The Council on Education for Public Health, the accrediting agency, said it might consider reaccreditation if the university showed by Sept. 15 that it has the resources and commitment to keep the school open.
Dean Smith, senior vice president and executive vice chancellor at UH-Manoa, said the administration wants the task force to make recommendations by the Sept. 9 regents meeting.
Smith said the task force will compare and analyze cost-benefits of keeping the school open against other options, hold public hearings, and then make a recommendation to Mortimer, who will in turn make a recommendation to the board.
The issue has become polarized on campus, with numbers and costs varying greatly -- from $50,00 to $700,000 -- to keep the school open.
Regents said they wanted an objective third party to look at both sides.
The Coalition to Save the School of Public Health, made up of student government leaders, public health faculty members and students, and school alumni, yesterday said it would hold its own public hearings next month with the help of U.S. Rep.

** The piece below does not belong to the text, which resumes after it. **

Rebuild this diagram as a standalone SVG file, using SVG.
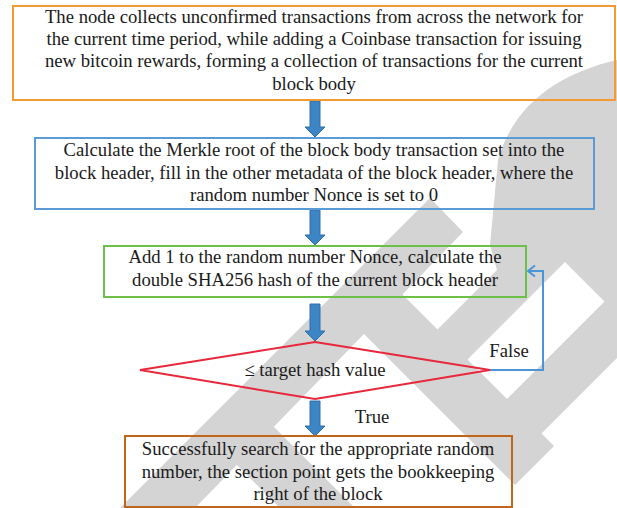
<svg xmlns="http://www.w3.org/2000/svg" width="617" height="508" viewBox="0 0 617 508">
<defs>
<style>
.t{font-family:"Liberation Serif","Times New Roman",serif;font-size:18.7px;fill:#1a1a1a;text-anchor:middle}
.wm{fill:#d4d4d4}
.box{fill:none;stroke-width:2}
.blk{fill:#3d86c6;stroke:#2f6fa8;stroke-width:1}
</style>
<marker id="chev" markerWidth="12" markerHeight="14" refX="9" refY="7" orient="auto" markerUnits="userSpaceOnUse">
<path d="M2,1.5 L9,7 L2,12.5" fill="none" stroke="#4a94d8" stroke-width="2"/>
</marker>
</defs>
<rect width="617" height="508" fill="#ffffff"/>
<g id="watermark">
<path class="wm" d="M120,508 L430,198 L463,232 L195,508 Z"/>
<path class="wm" d="M617,60 C565,72 515,100 498,160 L490,245 L497,270 L437,330 L467,360 L565,262 L617,314 Z"/>
<path class="wm" d="M394,286 L554,446 L515,485 L355,325 Z"/>
<path class="wm" d="M617,289 L617,358 L527,448 L493,413 Z"/>
<path class="wm" d="M221,449 L258,411 L355,508 L280,508 Z"/>
</g>
<g id="connectors">
<path class="blk" d="M310,101 H320 V127 H325 L315,137 L305,127 H310 Z"/>
<path class="blk" d="M310,210 H320 V235 H325 L315,245 L305,235 H310 Z"/>
<path class="blk" d="M310,304 H320 V331 H325 L315,341 L305,331 H310 Z"/>
<path class="blk" d="M310,401 H320 V426 H325 L315,436 L305,426 H310 Z"/>
<polyline points="490,370 543,370 543,271 528,271" fill="none" stroke="#4a94d8" stroke-width="2" marker-end="url(#chev)"/>
<text class="t" x="509" y="357">False</text>
<text class="t" x="372" y="423">True</text>
</g>
<g id="n1">
<rect class="box" x="13" y="6" width="602" height="94" stroke="#f59a32"/>
<text class="t" x="314" y="22.5">The node collects unconfirmed transactions from across the network for</text>
<text class="t" x="314" y="45">the current time period, while adding a Coinbase transaction for issuing</text>
<text class="t" x="314" y="67">new bitcoin rewards, forming a collection of transactions for the current</text>
<text class="t" x="314" y="89.5">block body</text>
</g>
<g id="n2">
<rect class="box" x="35" y="138" width="559" height="71" stroke="#5b9bd5"/>
<text class="t" x="314" y="156">Calculate the Merkle root of the block body transaction set into the</text>
<text class="t" x="314" y="178.5">block header, fill in the other metadata of the block header, where the</text>
<text class="t" x="314" y="200.5">random number Nonce is set to 0</text>
</g>
<g id="n3">
<rect class="box" x="104" y="246" width="422" height="51" stroke="#6cc04a"/>
<text class="t" x="315" y="263">Add 1 to the random number Nonce, calculate the</text>
<text class="t" x="315" y="285.5">double SHA256 hash of the current block header</text>
</g>
<g id="n4">
<polygon points="315,342 490,370 315,399 140,370" fill="none" stroke="#e8283c" stroke-width="2"/>
<text class="t" x="315" y="376">≤ target hash value</text>
</g>
<g id="n5">
<rect class="box" x="125" y="436" width="387" height="71" stroke="#c0661b"/>
<text class="t" x="318" y="455">Successfully search for the appropriate random</text>
<text class="t" x="318" y="478">number, the section point gets the bookkeeping</text>
<text class="t" x="318" y="500">right of the block</text>
</g>
</svg>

Neil Abercrombie.
Abercrombie remains neutral on the issue, but he has agreed to talk at the hearing, the coalition said.
Mamo Kim, president of the Graduate Students Organization and a member of the coalition, said yesterday the coalition wants a public health specialist to be on the task force.
"This is not a financial decision. It's a decision about health," Kim said.
The administration, faced with years of budget cuts, sees the future of the school as a money issue.
John Casken, a school of public health assistant professor, said the coalition would sponsor a fund-raising drive for $50,000 to be used on the school if the regents decide to keep it open.
Casken said $9,000 has already been raised.